▸ Direction: Only a number is wanted: how many lines in these records contain the word "with"?

-=-=-

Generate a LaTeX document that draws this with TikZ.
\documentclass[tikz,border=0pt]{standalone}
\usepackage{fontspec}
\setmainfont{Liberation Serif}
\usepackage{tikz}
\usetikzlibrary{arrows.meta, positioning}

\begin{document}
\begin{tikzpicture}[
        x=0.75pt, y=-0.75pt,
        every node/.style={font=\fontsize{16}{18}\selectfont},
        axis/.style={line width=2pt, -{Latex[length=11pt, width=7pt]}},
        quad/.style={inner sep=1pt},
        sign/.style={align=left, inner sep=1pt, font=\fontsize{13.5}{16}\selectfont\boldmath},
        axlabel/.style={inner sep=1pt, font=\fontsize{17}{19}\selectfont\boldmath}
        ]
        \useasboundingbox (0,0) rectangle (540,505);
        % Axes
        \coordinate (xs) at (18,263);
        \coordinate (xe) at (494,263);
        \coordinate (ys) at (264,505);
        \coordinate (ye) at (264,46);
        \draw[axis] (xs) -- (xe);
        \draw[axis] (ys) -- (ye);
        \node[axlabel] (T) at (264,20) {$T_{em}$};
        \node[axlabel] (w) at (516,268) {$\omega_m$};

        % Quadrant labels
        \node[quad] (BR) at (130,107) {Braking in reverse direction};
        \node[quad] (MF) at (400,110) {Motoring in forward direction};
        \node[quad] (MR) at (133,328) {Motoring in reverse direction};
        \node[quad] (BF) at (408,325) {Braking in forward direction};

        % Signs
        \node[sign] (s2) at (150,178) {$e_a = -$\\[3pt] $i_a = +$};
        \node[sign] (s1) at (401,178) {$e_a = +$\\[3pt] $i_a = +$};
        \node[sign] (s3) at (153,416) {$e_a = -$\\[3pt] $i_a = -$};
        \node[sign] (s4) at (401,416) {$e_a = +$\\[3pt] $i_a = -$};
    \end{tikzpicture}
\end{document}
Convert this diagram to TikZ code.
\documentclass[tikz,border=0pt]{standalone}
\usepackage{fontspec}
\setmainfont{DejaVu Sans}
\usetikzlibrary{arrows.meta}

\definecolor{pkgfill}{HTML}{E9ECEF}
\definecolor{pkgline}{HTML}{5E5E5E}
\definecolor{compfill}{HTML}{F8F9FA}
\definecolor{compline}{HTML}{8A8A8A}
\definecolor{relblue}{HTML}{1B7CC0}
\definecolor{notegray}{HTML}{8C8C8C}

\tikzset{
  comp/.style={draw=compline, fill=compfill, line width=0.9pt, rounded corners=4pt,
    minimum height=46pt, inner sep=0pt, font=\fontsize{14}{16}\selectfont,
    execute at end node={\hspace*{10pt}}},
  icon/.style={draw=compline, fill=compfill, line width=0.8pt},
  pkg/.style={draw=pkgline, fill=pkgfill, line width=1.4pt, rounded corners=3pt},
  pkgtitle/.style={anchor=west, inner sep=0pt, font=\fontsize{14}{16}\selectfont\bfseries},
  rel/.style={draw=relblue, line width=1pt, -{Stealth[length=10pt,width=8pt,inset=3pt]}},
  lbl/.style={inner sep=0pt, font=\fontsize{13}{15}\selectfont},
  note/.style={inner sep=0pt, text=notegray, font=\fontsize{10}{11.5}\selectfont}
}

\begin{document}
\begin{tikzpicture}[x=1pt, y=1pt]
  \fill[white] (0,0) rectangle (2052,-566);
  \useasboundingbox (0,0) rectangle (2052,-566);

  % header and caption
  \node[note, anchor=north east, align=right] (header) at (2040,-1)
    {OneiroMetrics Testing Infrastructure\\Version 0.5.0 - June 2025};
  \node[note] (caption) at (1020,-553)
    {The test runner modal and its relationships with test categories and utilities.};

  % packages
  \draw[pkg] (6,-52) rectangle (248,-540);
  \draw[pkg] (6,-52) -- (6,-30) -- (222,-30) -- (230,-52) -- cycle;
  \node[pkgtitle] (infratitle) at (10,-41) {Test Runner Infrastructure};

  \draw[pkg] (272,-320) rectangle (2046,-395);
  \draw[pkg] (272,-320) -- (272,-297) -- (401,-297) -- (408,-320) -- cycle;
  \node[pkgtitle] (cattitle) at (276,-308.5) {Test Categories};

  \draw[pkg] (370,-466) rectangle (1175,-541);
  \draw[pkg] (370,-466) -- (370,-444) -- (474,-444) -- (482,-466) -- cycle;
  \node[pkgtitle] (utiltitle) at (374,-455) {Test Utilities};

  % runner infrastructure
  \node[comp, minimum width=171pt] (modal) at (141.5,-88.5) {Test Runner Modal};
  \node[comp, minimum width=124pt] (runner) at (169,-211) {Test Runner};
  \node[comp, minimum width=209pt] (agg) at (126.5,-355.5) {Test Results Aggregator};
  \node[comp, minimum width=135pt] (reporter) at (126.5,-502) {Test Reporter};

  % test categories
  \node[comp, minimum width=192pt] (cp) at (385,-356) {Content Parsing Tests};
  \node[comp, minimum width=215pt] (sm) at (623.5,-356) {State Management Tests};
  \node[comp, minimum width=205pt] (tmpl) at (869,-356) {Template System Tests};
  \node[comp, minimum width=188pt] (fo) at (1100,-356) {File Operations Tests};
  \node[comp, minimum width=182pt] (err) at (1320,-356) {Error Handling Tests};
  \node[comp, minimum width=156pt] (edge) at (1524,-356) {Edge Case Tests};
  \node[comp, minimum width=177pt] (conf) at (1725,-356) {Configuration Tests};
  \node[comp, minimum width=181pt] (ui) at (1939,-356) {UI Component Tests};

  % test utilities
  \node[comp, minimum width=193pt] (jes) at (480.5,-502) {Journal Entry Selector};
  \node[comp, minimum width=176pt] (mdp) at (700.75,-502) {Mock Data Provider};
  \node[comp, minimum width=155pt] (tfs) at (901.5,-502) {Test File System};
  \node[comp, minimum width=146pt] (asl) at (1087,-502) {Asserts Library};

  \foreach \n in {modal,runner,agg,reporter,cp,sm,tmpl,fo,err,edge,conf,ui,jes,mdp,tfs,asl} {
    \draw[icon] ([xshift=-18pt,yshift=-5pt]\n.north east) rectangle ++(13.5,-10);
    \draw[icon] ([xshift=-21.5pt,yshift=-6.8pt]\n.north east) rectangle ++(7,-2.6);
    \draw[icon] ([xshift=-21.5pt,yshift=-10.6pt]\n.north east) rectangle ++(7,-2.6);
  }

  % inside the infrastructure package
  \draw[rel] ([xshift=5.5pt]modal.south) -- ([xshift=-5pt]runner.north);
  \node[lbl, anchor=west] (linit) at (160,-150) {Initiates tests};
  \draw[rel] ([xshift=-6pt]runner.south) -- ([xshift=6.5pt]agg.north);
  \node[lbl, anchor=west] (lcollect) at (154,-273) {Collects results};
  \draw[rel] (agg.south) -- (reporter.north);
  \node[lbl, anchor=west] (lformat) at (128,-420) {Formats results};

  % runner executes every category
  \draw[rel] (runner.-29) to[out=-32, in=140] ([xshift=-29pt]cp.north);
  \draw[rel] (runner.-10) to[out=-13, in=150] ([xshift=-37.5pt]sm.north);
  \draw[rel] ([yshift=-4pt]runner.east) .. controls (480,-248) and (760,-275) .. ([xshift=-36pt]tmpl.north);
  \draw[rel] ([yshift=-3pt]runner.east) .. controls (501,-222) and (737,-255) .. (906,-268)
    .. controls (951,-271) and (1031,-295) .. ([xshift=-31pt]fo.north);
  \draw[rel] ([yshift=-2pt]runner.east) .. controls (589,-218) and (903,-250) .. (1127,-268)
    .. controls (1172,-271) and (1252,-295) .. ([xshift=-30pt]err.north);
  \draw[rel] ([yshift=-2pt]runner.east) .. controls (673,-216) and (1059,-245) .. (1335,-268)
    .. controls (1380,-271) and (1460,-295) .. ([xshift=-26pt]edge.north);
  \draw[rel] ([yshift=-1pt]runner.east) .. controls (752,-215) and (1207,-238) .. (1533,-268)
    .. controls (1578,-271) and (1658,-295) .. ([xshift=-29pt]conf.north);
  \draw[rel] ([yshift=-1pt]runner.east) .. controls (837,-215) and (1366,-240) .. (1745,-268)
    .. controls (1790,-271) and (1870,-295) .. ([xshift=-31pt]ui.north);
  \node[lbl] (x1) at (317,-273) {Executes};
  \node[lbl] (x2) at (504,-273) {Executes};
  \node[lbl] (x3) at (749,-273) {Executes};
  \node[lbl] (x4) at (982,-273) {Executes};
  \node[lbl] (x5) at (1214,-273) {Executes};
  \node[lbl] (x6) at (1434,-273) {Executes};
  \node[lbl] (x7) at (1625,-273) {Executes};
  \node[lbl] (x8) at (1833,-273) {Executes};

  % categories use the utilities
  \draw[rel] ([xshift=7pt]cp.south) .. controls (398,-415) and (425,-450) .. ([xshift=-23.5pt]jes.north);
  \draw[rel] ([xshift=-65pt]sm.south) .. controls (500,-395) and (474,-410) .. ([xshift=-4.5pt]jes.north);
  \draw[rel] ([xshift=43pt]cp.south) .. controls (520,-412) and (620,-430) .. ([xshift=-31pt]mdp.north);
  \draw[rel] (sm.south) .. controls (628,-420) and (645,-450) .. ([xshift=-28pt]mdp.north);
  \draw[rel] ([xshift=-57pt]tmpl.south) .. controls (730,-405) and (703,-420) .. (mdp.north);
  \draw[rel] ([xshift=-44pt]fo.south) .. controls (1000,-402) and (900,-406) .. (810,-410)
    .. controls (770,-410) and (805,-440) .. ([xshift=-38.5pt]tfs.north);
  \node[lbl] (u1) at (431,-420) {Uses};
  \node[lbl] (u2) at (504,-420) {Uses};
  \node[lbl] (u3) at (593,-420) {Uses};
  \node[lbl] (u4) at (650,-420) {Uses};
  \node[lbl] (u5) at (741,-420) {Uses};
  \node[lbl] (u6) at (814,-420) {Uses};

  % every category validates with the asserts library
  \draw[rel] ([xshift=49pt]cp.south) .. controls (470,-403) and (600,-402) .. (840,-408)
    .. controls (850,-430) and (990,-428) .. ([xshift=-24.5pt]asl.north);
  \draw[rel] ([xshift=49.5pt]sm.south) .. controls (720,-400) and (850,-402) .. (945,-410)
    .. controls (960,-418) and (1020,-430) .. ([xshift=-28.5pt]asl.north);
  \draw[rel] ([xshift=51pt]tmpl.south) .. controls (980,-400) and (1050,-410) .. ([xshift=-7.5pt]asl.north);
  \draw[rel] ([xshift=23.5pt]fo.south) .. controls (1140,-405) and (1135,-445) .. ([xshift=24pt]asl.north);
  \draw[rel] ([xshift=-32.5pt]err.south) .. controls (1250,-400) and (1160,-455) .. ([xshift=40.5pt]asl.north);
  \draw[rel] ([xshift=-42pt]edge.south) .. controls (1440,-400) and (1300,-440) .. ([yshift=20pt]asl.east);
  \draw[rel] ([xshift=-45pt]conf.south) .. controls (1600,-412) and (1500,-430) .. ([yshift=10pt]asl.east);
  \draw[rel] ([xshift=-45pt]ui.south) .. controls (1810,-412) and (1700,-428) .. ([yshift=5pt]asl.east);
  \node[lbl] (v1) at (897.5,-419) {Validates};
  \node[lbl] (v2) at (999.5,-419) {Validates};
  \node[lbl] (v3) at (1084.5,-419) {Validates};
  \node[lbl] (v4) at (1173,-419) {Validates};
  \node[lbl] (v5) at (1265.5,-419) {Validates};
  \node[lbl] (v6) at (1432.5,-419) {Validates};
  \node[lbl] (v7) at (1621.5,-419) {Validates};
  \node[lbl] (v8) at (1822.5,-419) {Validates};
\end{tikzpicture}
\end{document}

-=-=-

▸ Response to the exercise: 3